__Data__:
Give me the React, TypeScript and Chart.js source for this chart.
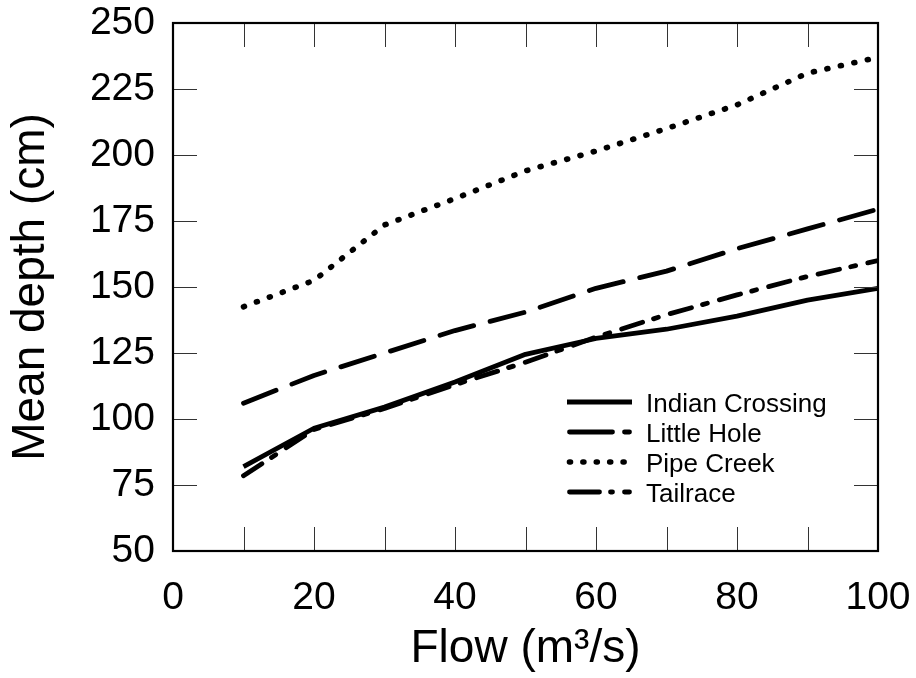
import { useEffect, useRef } from "react";
import { Chart, registerables } from "chart.js";

Chart.register(...registerables);

const flows = [10, 20, 30, 40, 50, 60, 70, 80, 90, 100];
const indianCrossing = [82, 96.5, 104.5, 114, 124.5, 130.5, 134, 139, 145, 149.5];
const littleHole = [106, 116.5, 125, 133.5, 140.5, 149.5, 156, 164.5, 172, 179.5];
const pipeCreek = [142.5, 152.5, 173.5, 183.5, 194, 201.5, 210, 219, 231, 237];
const tailrace = [78.5, 96, 104, 113, 121.5, 131, 139.5, 147, 154, 160];
const seriesNames = ["Indian Crossing", "Little Hole", "Pipe Creek", "Tailrace"];
const xTickLabels = [0, 20, 40, 60, 80, 100];
const yTickLabels = [50, 75, 100, 125, 150, 175, 200, 225, 250];

const FONT = "'Liberation Sans', Arial, sans-serif";
const lineWidths = [4.8, 4.8, 5.6, 4.8];
const lineDashes: number[][] = [[], [35, 17], [1, 12.8], [22, 11.5, 5, 12.5]];
const legendDashes: number[][] = [[], [43, 12], [1, 12.4], [30, 11, 2, 12]];

const frameTicksPlugin = {
  id: "frameTicks",
  afterDraw(chart: any) {
    const { ctx, chartArea } = chart;
    const { left, right, top, bottom } = chartArea;
    const xs = chart.scales.x;
    const ys = chart.scales.y;
    const len = 24;
    ctx.save();
    ctx.strokeStyle = "#333";
    ctx.lineWidth = 1;
    ctx.setLineDash([]);
    ctx.beginPath();
    xs.ticks.forEach((t: any) => {
      if (t.value <= xs.min || t.value >= xs.max) return;
      const x = Math.round(xs.getPixelForValue(t.value)) + 0.5;
      ctx.moveTo(x, bottom);
      ctx.lineTo(x, bottom - len);
      ctx.moveTo(x, top);
      ctx.lineTo(x, top + len);
    });
    ys.ticks.forEach((t: any) => {
      if (t.value <= ys.min || t.value >= ys.max) return;
      const y = Math.round(ys.getPixelForValue(t.value)) + 0.5;
      ctx.moveTo(left, y);
      ctx.lineTo(left + len, y);
      ctx.moveTo(right, y);
      ctx.lineTo(right - len, y);
    });
    ctx.stroke();
    ctx.strokeStyle = "#000";
    ctx.lineWidth = 2.2;
    ctx.strokeRect(left, top, right - left, bottom - top);
    ctx.restore();
  },
};

const legendPlugin = {
  id: "customLegend",
  afterDraw(chart: any) {
    const { ctx, chartArea } = chart;
    const x0 = chartArea.right - 311;
    const y0 = chartArea.bottom - 149;
    const rowGap = 30;
    ctx.save();
    chart.data.datasets.forEach((ds: any, i: number) => {
      const y = y0 + i * rowGap;
      ctx.beginPath();
      ctx.strokeStyle = "#000";
      ctx.lineWidth = lineWidths[i];
      ctx.lineCap = i === 0 ? "butt" : "round";
      ctx.setLineDash(legendDashes[i]);
      const sx = i === 0 ? x0 : x0 + 2.5;
      const ex = i === 0 ? x0 + 65 : x0 + 62.5;
      ctx.moveTo(sx, y);
      ctx.lineTo(ex, y);
      ctx.stroke();
      ctx.setLineDash([]);
      ctx.fillStyle = "#000";
      ctx.font = `26px ${FONT}`;
      ctx.textAlign = "left";
      ctx.textBaseline = "alphabetic";
      ctx.fillText(ds.label, x0 + 79, y + 9.5);
    });
    ctx.restore();
  },
};

export default function App() {
  const ref = useRef<HTMLCanvasElement>(null);
  useEffect(() => {
    document.body.style.margin = "0";
    const canvas = ref.current!;
    const seriesValues = [indianCrossing, littleHole, pipeCreek, tailrace];
    const zeroPad = (s: any) => {
      s.paddingTop = 0;
      s.paddingBottom = 0;
      s.paddingLeft = 0;
      s.paddingRight = 0;
    };
    const chart = new Chart(canvas, {
      type: "line",
      data: {
        datasets: seriesValues.map((vals, i) => ({
          label: seriesNames[i],
          data: flows.map((f, j) => ({ x: f, y: vals[j] })),
          borderColor: "#000",
          borderWidth: lineWidths[i],
          borderDash: lineDashes[i],
          borderCapStyle: i === 0 ? "butt" : "round",
          borderJoinStyle: "round",
          pointRadius: 0,
          tension: 0,
          fill: false,
        })),
      },
      options: {
        animation: false,
        responsive: false,
        maintainAspectRatio: false,
        layout: { padding: { top: 23, right: 38, left: 0, bottom: 0 } },
        plugins: {
          legend: { display: false },
          tooltip: { enabled: false },
          title: { display: false },
        },
        scales: {
          x: {
            type: "linear",
            min: 0,
            max: 100,
            grid: { display: false, drawTicks: false },
            border: { display: false },
            ticks: {
              stepSize: 10,
              autoSkip: false,
              maxRotation: 0,
              padding: 24,
              color: "#000",
              font: { family: FONT, size: 39 },
              callback: (v: any) => (xTickLabels.includes(Number(v)) ? String(v) : ""),
            },
            title: {
              display: true,
              text: "Flow (m³/s)",
              color: "#000",
              font: { family: FONT, size: 46 },
              padding: { top: 0, bottom: 1 },
            },
            afterFit: (s: any) => {
              s.height = 127;
              zeroPad(s);
            },
          },
          y: {
            type: "linear",
            min: 50,
            max: 250,
            grid: { display: false, drawTicks: false },
            border: { display: false },
            ticks: {
              stepSize: 25,
              autoSkip: false,
              padding: 18,
              color: "#000",
              font: { family: FONT, size: 39 },
              callback: (v: any) => (yTickLabels.includes(Number(v)) ? String(v) : ""),
            },
            title: {
              display: true,
              text: "Mean depth (cm)",
              color: "#000",
              font: { family: FONT, size: 46 },
              padding: { top: 4, bottom: 0 },
            },
            afterFit: (s: any) => {
              s.width = 173;
              zeroPad(s);
            },
          },
        },
      },
      plugins: [frameTicksPlugin, legendPlugin],
    });
    return () => chart.destroy();
  }, []);
  return (
    <div style={{ position: "absolute", left: 0, top: 0, width: 916, height: 678, background: "#fff" }}>
      <canvas ref={ref} width={916} height={678} style={{ display: "block" }} />
    </div>
  );
}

__Task statement__:
Restate, line by line and word for word, everything from the top of the material through the line that contains "Chart.register(...registerables);". Leave pictures out.

__Full response__:
Give me the React, TypeScript and Chart.js source for this chart.
import { useEffect, useRef } from "react";
import { Chart, registerables } from "chart.js";

Chart.register(...registerables);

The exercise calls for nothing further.